Étonnante émission gamma périodique d'un nuage de gaz induite par un microquasar


Un nuage de gaz anodin qui émet des rayons gamma périodiquement tous les 162 jours, c'est une source bizarre qu'on trouvée une équipe d'astrophysiciens à 15000 années-lumière d'ici dans la constellation de l'Aigle... Mais ce nuage de gaz se trouve être situé à 100 années-lumière d'un objet unique dans notre galaxie, un microquasar qui se trouve avoir une période de précession exactement égale à la période des émissions gamma observées... Le lien paraît évident, mais on ne comprend pas (encore) bien comment ça se passe... une étude publiée dans Nature Astronomy.

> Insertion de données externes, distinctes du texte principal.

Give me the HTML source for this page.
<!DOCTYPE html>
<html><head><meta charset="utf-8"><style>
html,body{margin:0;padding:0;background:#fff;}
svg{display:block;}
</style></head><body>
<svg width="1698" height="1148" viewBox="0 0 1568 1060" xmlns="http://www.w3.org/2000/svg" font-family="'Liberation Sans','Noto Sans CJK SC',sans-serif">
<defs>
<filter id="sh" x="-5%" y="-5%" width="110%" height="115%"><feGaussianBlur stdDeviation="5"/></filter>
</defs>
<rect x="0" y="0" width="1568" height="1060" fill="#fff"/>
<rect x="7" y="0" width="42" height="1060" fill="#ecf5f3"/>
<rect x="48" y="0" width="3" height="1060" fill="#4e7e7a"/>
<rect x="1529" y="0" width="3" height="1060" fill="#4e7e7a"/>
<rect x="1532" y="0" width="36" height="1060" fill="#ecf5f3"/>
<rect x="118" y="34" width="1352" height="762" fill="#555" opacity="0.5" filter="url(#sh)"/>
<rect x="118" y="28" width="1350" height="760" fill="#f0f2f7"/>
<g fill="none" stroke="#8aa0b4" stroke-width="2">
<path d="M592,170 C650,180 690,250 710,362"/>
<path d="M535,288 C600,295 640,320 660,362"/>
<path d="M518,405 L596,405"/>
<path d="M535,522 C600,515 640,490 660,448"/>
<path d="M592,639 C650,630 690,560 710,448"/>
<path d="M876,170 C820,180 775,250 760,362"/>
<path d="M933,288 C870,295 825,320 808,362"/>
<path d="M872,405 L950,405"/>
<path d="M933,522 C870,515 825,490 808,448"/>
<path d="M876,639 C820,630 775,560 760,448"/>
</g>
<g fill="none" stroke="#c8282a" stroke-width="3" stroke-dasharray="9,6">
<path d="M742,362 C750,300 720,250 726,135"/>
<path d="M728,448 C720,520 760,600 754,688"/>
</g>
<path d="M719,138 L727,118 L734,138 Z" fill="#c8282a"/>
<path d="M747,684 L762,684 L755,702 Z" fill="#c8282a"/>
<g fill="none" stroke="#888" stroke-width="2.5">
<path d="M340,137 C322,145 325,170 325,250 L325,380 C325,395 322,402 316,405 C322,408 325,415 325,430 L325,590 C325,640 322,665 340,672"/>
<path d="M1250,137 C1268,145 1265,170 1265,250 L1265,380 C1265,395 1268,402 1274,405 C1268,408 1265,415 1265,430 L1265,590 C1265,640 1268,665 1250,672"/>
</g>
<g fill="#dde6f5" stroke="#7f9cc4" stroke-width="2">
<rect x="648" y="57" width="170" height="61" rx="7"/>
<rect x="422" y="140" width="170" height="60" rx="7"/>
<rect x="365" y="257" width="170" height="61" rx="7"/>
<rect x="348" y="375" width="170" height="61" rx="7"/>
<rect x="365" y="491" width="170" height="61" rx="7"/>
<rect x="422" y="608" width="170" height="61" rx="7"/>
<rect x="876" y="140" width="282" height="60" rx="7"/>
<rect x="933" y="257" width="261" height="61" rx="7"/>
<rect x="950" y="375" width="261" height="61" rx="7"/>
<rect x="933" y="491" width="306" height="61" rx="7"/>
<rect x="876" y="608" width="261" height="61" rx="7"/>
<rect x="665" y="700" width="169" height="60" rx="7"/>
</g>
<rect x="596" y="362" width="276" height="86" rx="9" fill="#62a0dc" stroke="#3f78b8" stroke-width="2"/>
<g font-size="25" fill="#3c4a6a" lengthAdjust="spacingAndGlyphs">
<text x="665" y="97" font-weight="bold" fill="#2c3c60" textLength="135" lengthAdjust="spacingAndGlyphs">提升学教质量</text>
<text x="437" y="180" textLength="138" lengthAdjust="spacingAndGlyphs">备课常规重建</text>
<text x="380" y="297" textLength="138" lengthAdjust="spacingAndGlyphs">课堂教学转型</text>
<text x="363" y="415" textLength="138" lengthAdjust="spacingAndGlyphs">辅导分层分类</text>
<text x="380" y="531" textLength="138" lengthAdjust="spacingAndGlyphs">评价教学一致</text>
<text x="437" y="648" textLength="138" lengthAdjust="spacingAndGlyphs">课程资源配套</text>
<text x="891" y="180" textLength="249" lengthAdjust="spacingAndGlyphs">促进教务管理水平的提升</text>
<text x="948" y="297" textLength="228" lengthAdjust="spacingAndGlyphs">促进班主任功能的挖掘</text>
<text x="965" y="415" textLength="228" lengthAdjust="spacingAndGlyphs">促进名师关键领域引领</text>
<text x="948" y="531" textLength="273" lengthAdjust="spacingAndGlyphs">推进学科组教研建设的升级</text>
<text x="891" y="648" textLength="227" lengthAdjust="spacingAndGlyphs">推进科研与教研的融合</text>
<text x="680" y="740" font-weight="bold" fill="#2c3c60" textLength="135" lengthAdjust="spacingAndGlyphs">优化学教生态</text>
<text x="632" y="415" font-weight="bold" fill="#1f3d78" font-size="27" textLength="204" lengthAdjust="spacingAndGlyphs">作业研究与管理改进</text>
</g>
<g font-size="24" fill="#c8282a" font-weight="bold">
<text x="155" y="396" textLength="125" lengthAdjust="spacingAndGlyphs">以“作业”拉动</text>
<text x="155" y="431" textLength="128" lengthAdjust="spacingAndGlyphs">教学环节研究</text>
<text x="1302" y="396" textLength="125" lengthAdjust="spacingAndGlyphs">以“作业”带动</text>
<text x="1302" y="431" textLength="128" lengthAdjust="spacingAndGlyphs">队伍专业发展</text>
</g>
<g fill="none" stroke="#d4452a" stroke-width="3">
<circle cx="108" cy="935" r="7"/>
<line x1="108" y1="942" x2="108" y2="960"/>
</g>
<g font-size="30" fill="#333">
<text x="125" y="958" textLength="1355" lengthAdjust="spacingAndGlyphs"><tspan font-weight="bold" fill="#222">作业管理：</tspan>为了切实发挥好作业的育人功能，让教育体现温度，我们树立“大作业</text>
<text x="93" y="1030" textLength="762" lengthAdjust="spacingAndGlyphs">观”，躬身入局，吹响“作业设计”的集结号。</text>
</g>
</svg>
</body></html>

La source gamma périodique que Jian Li (DESY) et ses collaborateurs ont débusquée dans les données du télescope gamma Fermi est appelée J1913+0515. Elle se trouve à 100 années-lumière de SS433, qui est ce qu'on appelle un microquasar : un système double composé d'une étoile géante de 30 masses solaires et d'un trou noir de 10 à 20 masses solaires qui se tournent autour en 13 jours, en même temps que le trou noir suce la substance de l'étoile à un rythme exagéré. Le trou noir accrète l'enveloppe de sa compagne à raison d'une masse solaire tous les 10000 ans! C'est énorme, à ce rythme, il l'aura entièrement dévorée en seulement 300 000 ans. Et ce faisant, le disque d'accrétion entourant le trou noir produit également des jets de particules et de rayonnement de part et d'autre du disque. Mais ce microquasar a ceci de particulier que son disque d’accrétion n'est pas tout à fait dans le même plan que le plan orbital du couple. Il résulte une précession du disque d'accrétion, qui semble osciller de manière périodique, et le disque d'accrétion n'est pas le seul à avoir un mouvement étrange puisque les jets sont aussi affectés par cette précession du disque : ils ne se déplacent pas en ligne droite mais plutôt en formant une trajectoire en tire-bouchon...
La période de précession du système vaut 162 jours, et c'est exactement la même période d'activité qui est observée en rayons gamma au niveau du nuage de gaz situé à 100 années-lumière de là dans les données d'archives de Fermi compilées sur plus de 10 ans. Pour les astrophysiciens, il ne fait aucun doute que la source gamma est liée au microquasar. En revanche, l'explication est loin d'être évidente. Le système de SS 433 peut s'apparenter aux quasars énergisés par des trous noirs supermassifs, mais à beaucoup plus petite échelle. La physique est globalement la même : formation d'un disque d'accrétion de matière, production d'intenses champs magnétiques par le mouvement de rotation des particules chargées, formation de canaux de matière qui vont s'enrouler autour des lignes de champ magnétique et former des jets de particules relativistes. Ici, la vitesse de la matière dans les jets de SS433 atteint 20% de la vitesse de la lumière.
La première chose à laquelle ont pourrait penser et à laquelle ont pensé les chercheurs, c'est une illumination directe du nuage de gaz par l'un des deux jets, mais il se trouve que cette solution est très improbable et pour deux raisons : la première est que le jet perd sa morphologie hélicoidale après quelques cycles de précession, à cause de ses interactions avec le milieu environnant, ce qu'ont montré des simulations; la seconde raison, et peut-être la plus évidente, c'est que le nuage abritant la source gamma J1913+0515 ne se trouve pas dans le cône du jet du microquasar ! 
Pour expliquer la corrélation observée, les chercheurs ont donc proposé une alternative qui serait l'impact de protons qui auraient pu être accélérés au niveau de la fin du jet, partant dans toutes les directions, ou bien partant plus simplement à proximité du trou noir. L'impact des protons énergétiques sur le nuage de gaz peut en effet produire les photons gamma observés par des processus hadroniques. Ces faisceaux de protons auraient bien sûr la même structure temporelle que celle des jets, avec la périodicité de 162 jours qui se retrouverait donc dans l'émission gamma. 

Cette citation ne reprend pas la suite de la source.